I'm keeping the timings from importing every frame (in records/second), and
the operations/second on the merge stage (currently in sets of 5000
operations), along with what types of merges occurred (new star, updating
current one, not enough to create a new one), as the types of operations
dramatically affect the processing speed.

You are right on the COPY.  I thought about using COPY, but modifying the
current code was quicker.  I'll get a COPY version this weekend, along with
the random shifting.  I'll shift the ra from 1 to 355 (no wrapping to worry
about), and the dec from -14 to +14 (or should dec be larger?).  I'm using
INSERT now 'cause I was thinking eventually of a multi user dB, and didn't
want to try to manage the SERIAL field I have in the observation table.

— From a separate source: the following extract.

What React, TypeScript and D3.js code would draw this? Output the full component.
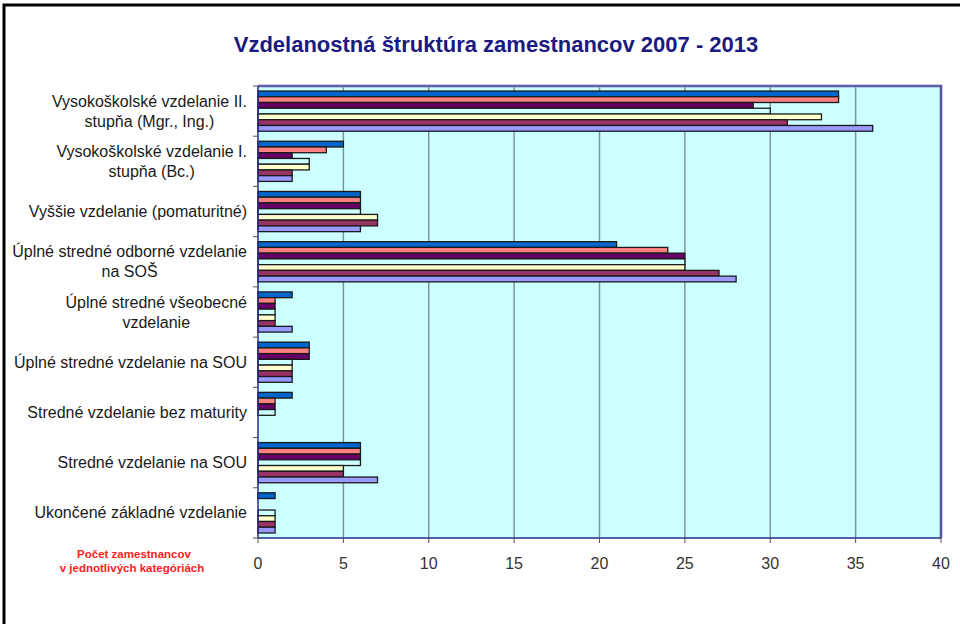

I know fsync is off, and the buffers are set to some very large number, but
I don't remember off the top of my head.  All told, I think I've allocated
nearly 500Mb to PostgreSQL, but I'll have to check.

Bye,
Rob

> -----Original Message-----
> From: Chris Albertson [mailto:chrisalbertson90278@yahoo.com]
> 
> I don't know the details of Postgresq's quadtree index algorithm
> but with identical data I suspect a kind of unnatural tree will
> be built.  I like your idea of adding an offset to the whole
> frame I'd mix small (arc seconds) offsets with large (degrees)
> offsets.  This way your database will simulate a real one.  My
> guess is index tree depth has an effect on timing.  Using identical
> data may create trees that look more like linear lists (one legged 
> trees) but maybe not as they claim to use a "balanced quad tree"
> 
> keep data so you can plot processing time vs.
> size of database.  It would be good to know the shape of the
> curve. linear, log or whatever.  In fact, I think the shape
> is of more interest then the absolute value.
> 
> On another subject, if all you want is a large database why use
> such a slow method to populate it?  I would just start a
> COPY and then write random data.  This typically goes at
> 500 rows per second.  In fact you could run this at the same
> time as your current test.
> 
> One more question:
> What command line options do you use for Postgresql?  Specifically
> the -B and -F (buffers and fsync) options.  Actually the fact that
> you are CPU bound ssys you have these about right as CPU bound is
> where you want to be.
>